Una vez me preguntaba un alumno mío: Padre, yo puedo entender muchas cosas, pero si yo puedo confesarme con el Señor, ¿por qué tengo que confesarme con un sacerdote? Yo prefiero decírselo al Señor porque El me entiende y el sacerdote, no sé si me va a entender.

La pregunta no era capciosa. Yo le decía a él lo mismo que podemos decir ahora, aplicado a la Eucaristía: El Señor nos ama tantísimo y nos conoce de tal manera que no nos ha querido dejar dudas respecto a El. Y entonces, como sabe que somos como somos, por si acaso dudamos unos instantes, como Judas dudó del amor del Señor, y por si acaso un instante nos llevara a perder un atisbo de esperanza, para que eso no ocurra, el Señor nos dio el perdón, el Sacramento de la Reconciliación. 

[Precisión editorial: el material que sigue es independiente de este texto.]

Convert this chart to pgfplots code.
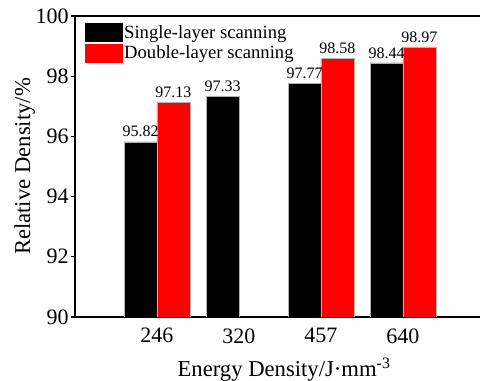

De la misma manera, para que no nos sintamos solos, para que nunca nos sintamos desconcertados, para que nunca nos sintamos sin saber donde acudir nos ha dejado la Eucaristía. Para que nunca quepa en nosotros, en ningún momento de nuestra vida, la posibilidad de pensar: el Señor me ha abandonado.

«¿Dónde está, el Señor? -me decía alguien hace unos días-. ¿Dónde está Dios? Yo he sido una persona honrada, he sido una persona justa, he procurado hacer el bien, he hecho caridad, he hecho apostolado. ¿Dónde está Dios?». El problema no es dónde estaba Dios, era dónde estaba él.

El Señor para que nunca tengamos que hacer esa pregunta, ni tengamos razón para hacerla, ha querido quedarse palpable, cercano, visible en la Eucaristía. Para que cuando las cosas nos sean adversas, cuando atravesemos situaciones difíciles, cuando podamos sentirnos agobiados... para que nuca nadie se sienta confundido y solo, el Señor -como dijeron las hermanas de Lázaro- «El Señor está ahí y te llama». Hasta esos detalles llega el amor de Dios y el deseo de salvación que Dios tiene para nosotros.

Sumerjámonos en la contemplación de Dios en el corazón y en el Sacramento de la Eucaristía. Y abramos bien los ojos de nuestro corazón y los ojos de la fe, los oídos de la fe y los oídos del corazón para escuchar a Dios que tanto nos ama, para recibir de El la palabra que necesitamos, para poder recibir -también de El- el abrazo que también necesitamos y las indicaciones pertinentes para nuestra vida, para poder seguirle y encontrarle cada día.

«El Maestro está ahí y te llama». Sigue resonando hoy en nuestros oídos, aunque hayan pasado muchos años. Entonces era la hermana de Lázaro. Hoy es el Señor quien nos lo dice a nosotros a través de la Iglesia: «El Maestro está ahí y te llama».